- Work to be completed -
Look through the records and report how many lines include the word "this", with no other words.

- Source data -
::::::::::

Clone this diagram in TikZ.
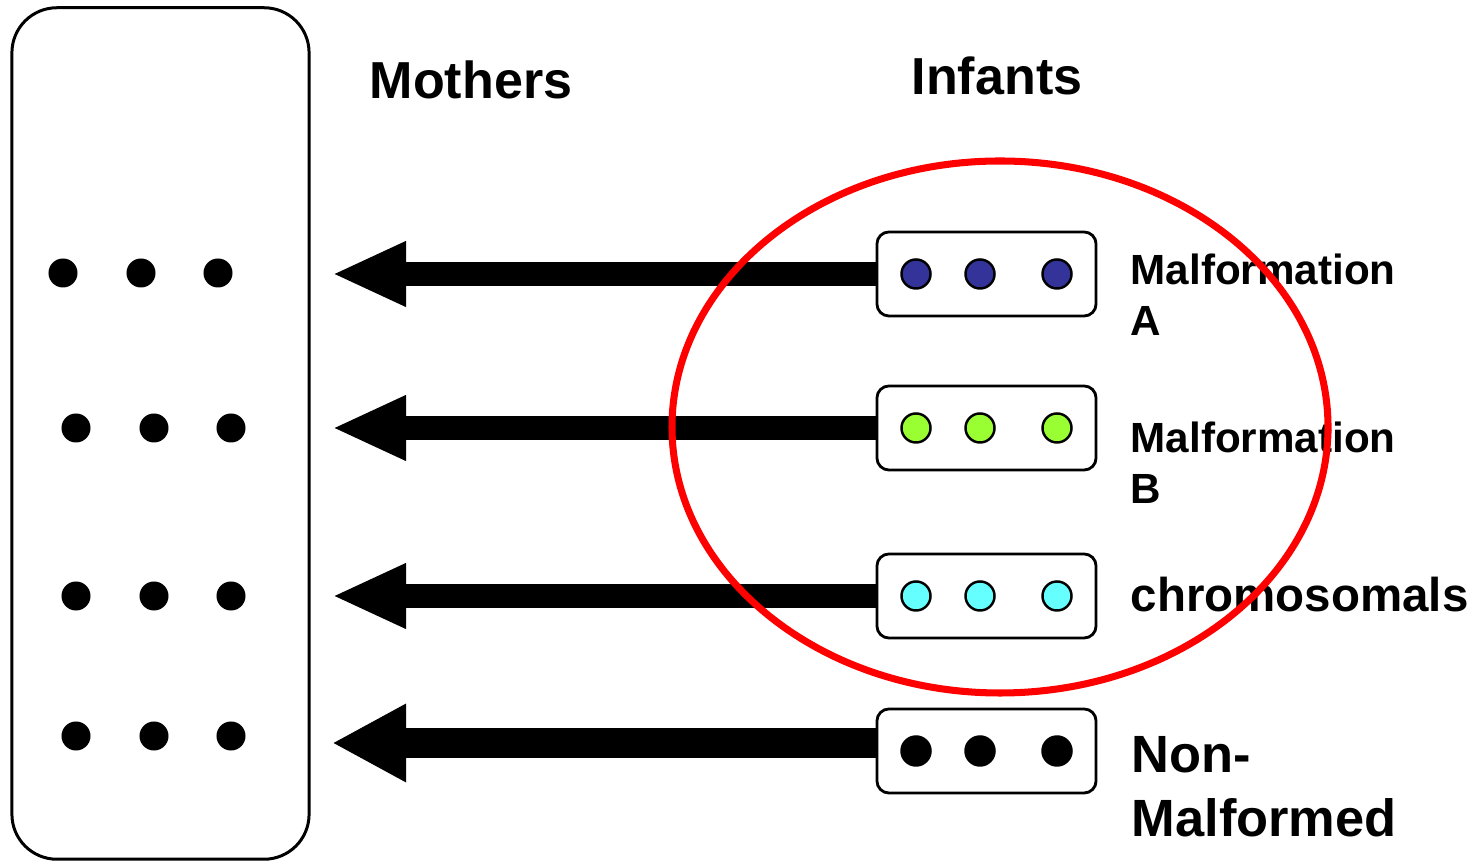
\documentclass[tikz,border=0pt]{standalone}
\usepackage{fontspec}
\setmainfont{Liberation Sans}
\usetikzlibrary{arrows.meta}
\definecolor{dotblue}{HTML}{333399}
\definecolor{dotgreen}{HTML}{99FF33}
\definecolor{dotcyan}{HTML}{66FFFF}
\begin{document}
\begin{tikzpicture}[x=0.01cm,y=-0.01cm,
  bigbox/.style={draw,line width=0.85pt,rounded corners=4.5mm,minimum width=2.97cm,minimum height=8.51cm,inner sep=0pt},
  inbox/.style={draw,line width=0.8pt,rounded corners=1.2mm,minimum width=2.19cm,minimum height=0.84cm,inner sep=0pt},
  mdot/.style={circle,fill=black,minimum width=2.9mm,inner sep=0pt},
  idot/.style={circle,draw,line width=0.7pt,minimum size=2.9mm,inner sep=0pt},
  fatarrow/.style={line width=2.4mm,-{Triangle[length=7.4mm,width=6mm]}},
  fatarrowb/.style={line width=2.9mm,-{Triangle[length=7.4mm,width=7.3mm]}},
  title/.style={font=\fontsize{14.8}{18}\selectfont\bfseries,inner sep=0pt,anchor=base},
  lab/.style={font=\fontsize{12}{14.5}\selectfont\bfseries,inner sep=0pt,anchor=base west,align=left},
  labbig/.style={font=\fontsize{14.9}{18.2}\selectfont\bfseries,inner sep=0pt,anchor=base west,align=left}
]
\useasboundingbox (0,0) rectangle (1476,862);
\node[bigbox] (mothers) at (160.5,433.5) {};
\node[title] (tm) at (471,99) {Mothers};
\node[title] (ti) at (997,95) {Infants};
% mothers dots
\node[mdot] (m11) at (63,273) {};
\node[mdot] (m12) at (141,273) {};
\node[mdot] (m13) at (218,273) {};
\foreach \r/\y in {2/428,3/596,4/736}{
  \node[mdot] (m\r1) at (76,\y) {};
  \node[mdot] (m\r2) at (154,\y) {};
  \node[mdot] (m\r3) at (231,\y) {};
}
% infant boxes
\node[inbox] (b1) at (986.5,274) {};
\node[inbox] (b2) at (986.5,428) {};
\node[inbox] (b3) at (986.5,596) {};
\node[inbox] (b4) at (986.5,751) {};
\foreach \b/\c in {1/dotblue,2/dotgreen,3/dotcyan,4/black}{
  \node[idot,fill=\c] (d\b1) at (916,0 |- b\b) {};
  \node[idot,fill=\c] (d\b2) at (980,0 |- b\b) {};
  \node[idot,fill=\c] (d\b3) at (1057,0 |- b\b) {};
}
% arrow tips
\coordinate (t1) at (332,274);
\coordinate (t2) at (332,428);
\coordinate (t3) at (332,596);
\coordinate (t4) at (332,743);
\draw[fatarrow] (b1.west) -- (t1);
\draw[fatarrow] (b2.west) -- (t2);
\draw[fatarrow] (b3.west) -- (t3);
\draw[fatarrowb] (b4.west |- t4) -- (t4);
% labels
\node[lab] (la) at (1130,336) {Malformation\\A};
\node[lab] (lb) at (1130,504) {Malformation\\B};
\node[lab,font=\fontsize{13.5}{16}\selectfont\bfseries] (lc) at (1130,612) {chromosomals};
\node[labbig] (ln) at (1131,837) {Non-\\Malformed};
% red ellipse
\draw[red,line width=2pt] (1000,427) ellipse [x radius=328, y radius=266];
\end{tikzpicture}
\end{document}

::::::::::

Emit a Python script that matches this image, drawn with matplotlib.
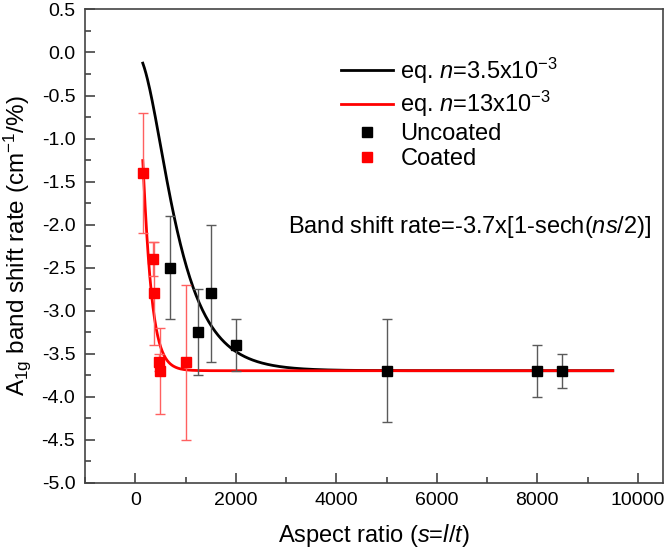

::::::::::

- In response -
2